Il est toutefois indispensable, pour tenter de prévenir autant que possible les méfaits des autorités russes à l’égard de ces enfants, de les faire connaître. Notre débat, modestement, y contribue, tout comme la proposition de résolution européenne récemment adoptée sur l’initiative d’André Gattolin et après le rapport de notre collègue Joëlle Garriaud-Maylam.
Il s’agit d’un préalable indispensable au maintien, voire à l’accentuation, de la pression internationale sur ce sujet. Comme le suggère la résolution européenne du Sénat, le Gouvernement pourrait dans ce contexte engager une initiative diplomatique multilatérale. Son objectif devrait être double : d’une part, permettre l’accès des organisations humanitaires à ces enfants et, d’autre part, ouvrir des canaux de communication et des routes de retour.
Il est surtout fondamental que, à travers cette initiative, les familles ukrainiennes sachent qu’elles ne sont pas seules et que nous nous tenons à leurs côtés. Certaines d’entre elles se sont lancées, avec un courage confondant, dans des périples vertigineux pour retrouver la trace de leurs enfants, franchissant parfois plusieurs frontières pour contourner les lignes de front et parcourant des milliers de kilomètres, y compris en territoire russe.
Des institutions et organisations non gouvernementales ukrainiennes accompagnent ce combat et accomplissent une tâche colossale de recensement, d’identification et de localisation des enfants. Sans leur travail, conjugué aux enquêtes menées par certaines instances internationales, le rapatriement des enfants ukrainiens resterait sans doute un vœu pieux.
Grâce à elles, un peu plus de 300 enfants auraient à ce jour pu retrouver leur pays, voire leur famille. Cela montre que, malgré le danger, malgré l’immensité des difficultés, leur retour est possible. Fournir à ces structures tout le soutien possible, qu’il soit humain, technique, matériel ou financier, voilà une autre piste d’action mise en avant par la résolution. Je ne peux évidemment qu’y souscrire.

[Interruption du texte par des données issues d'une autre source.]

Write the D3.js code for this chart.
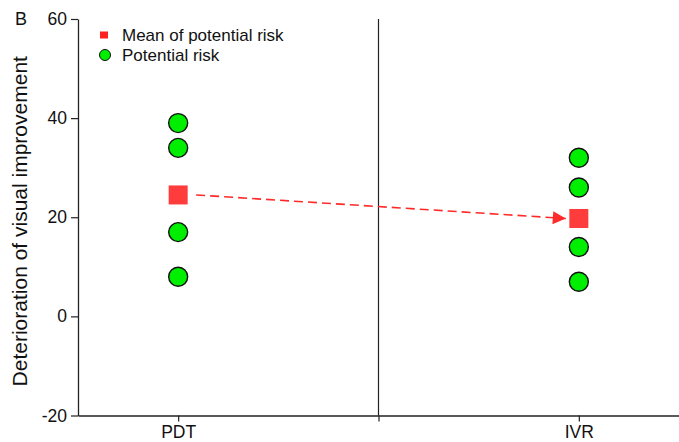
<!DOCTYPE html>
<html>
<head>
<meta charset="utf-8">
<script src="https://cdn.jsdelivr.net/npm/d3@7"></script>
<style>
  body { margin: 0; background: #fff; }
  svg, svg text { font-family: "Liberation Sans", Arial, sans-serif; }
</style>
</head>
<body>
<div id="chart"></div>
<script>
// Data
const groups = ['PDT', 'IVR'];
const pdtRisk = [39, 34, 17, 8];
const ivrRisk = [32, 26, 14, 7];
const yTicks = [-20, 0, 20, 40, 60];

const riskByGroup = { PDT: pdtRisk, IVR: ivrRisk };
const means = groups.map(g => ({ group: g, value: d3.mean(riskByGroup[g]) }));

const width = 679, height = 442;
const margin = { top: 19, right: 0, bottom: 26, left: 78 };
const font = '"Liberation Sans", Arial, sans-serif';

const svg = d3.select('#chart').append('svg')
    .attr('width', width)
    .attr('height', height);

const x = d3.scaleLinear()
    .domain([0.75, 2.25])
    .range([margin.left, width - margin.right]);

const y = d3.scaleLinear()
    .domain([-20, 60])
    .range([height - margin.bottom - 0.5, margin.top]);

const groupX = g => x(groups.indexOf(g) + 1);

// Y axis
const yAxis = svg.append('g')
    .attr('transform', `translate(${margin.left},0)`)
    .attr('font-family', font)
    .call(d3.axisLeft(y).tickValues(yTicks).tickFormat(d => String(d))
        .tickSize(7).tickPadding(4).tickSizeOuter(0));
yAxis.select('.domain').attr('stroke', '#222').attr('stroke-width', 1.3);
yAxis.selectAll('.tick line').attr('stroke', '#222').attr('stroke-width', 1.2);
yAxis.selectAll('.tick text').attr('font-size', 17.5).attr('fill', '#111');

// X axis
const xAxis = svg.append('g')
    .attr('transform', `translate(0,${y(-20)})`)
    .attr('font-family', font)
    .call(d3.axisBottom(x).tickValues([1, 1.5, 2])
        .tickFormat(d => d === 1.5 ? '' : groups[d - 1])
        .tickSize(6).tickPadding(4).tickSizeOuter(0));
xAxis.select('.domain').attr('stroke', '#222').attr('stroke-width', 1.3);
xAxis.selectAll('.tick line').attr('stroke', '#222').attr('stroke-width', 1.2);
xAxis.selectAll('.tick text').attr('font-size', 17.5).attr('fill', '#111');

// Separator between groups
svg.append('line')
    .attr('x1', x(1.5)).attr('x2', x(1.5))
    .attr('y1', y(60)).attr('y2', y(-20))
    .attr('stroke', '#222')
    .attr('stroke-width', 1.2);

// Y axis title
svg.append('text')
    .attr('transform', `translate(27,${(y(60) + y(-20)) / 2 + 4}) rotate(-90)`)
    .attr('text-anchor', 'middle')
    .attr('font-size', 21)
    .attr('fill', '#111')
    .text('Deterioration of visual improvement');

// Panel letter
svg.append('text')
    .attr('x', 15).attr('y', 25)
    .attr('font-size', 18)
    .attr('fill', '#111')
    .text('B');

// Arrow marker
svg.append('defs').append('marker')
    .attr('id', 'arrow')
    .attr('viewBox', '0 0 10 10')
    .attr('refX', 10).attr('refY', 5)
    .attr('markerUnits', 'userSpaceOnUse')
    .attr('markerWidth', 20).attr('markerHeight', 13)
    .attr('orient', 'auto')
    .append('path')
    .attr('d', 'M0,0L10,5L0,10Z')
    .attr('fill', '#ff2a2a');

// Dashed arrow between means
const m0 = means[0], m1 = means[1];
svg.append('line')
    .attr('x1', groupX(m0.group) + 18).attr('y1', y(m0.value))
    .attr('x2', groupX(m1.group) - 13).attr('y2', y(m1.value))
    .attr('stroke', '#ff2a2a')
    .attr('stroke-width', 1.6)
    .attr('stroke-dasharray', '9,5')
    .attr('marker-end', 'url(#arrow)');

// Potential risk points
groups.forEach(g => {
    svg.append('g').selectAll('circle')
        .data(riskByGroup[g])
        .join('circle')
        .attr('cx', groupX(g))
        .attr('cy', d => y(d))
        .attr('r', 9.5)
        .attr('fill', '#00ee00')
        .attr('stroke', '#111')
        .attr('stroke-width', 1.4);
});

// Means
const sq = 19;
svg.append('g').selectAll('rect')
    .data(means)
    .join('rect')
    .attr('x', d => groupX(d.group) - sq / 2)
    .attr('y', d => y(d.value) - sq / 2)
    .attr('width', sq).attr('height', sq)
    .attr('fill', '#ff3c3c');

// Legend
const legend = svg.append('g');
legend.append('rect')
    .attr('x', 100).attr('y', 31.5).attr('width', 8).attr('height', 7)
    .attr('fill', '#ff2020');
legend.append('text')
    .attr('x', 122).attr('y', 41)
    .attr('font-size', 17).attr('fill', '#111')
    .text('Mean of potential risk');
legend.append('circle')
    .attr('cx', 105).attr('cy', 55).attr('r', 5.5)
    .attr('fill', '#00ee00').attr('stroke', '#111').attr('stroke-width', 1);
legend.append('text')
    .attr('x', 122).attr('y', 61)
    .attr('font-size', 17).attr('fill', '#111')
    .text('Potential risk');
</script>
</body>
</html>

Madame la secrétaire d’État, l’Ukraine a besoin de notre aide pour faire cesser l’invasion. Continuons demain, comme nous l’avons fait hier et comme nous le faisons aujourd’hui, à la lui apporter sans réserve.
Mais ces enfants, ces familles, ont aussi besoin de notre aide. Alors, soyons au rendez-vous de la dignité la plus élémentaire, de l’avenir aussi, pour que cette génération d’enfants traumatisés à vie par la guerre ne devienne pas, en plus, une génération volée.
Le sujet d’une dissertation de philosophie que j’ai eu à traiter me revient à l’esprit : l’acte humain peut-il être inhumain ? Je crois que nous avons aujourd’hui la réponse. (Applaudissements sur les travées des groupes Les Républicains et RDPI. – Mme Michelle Meunier applaudit également.)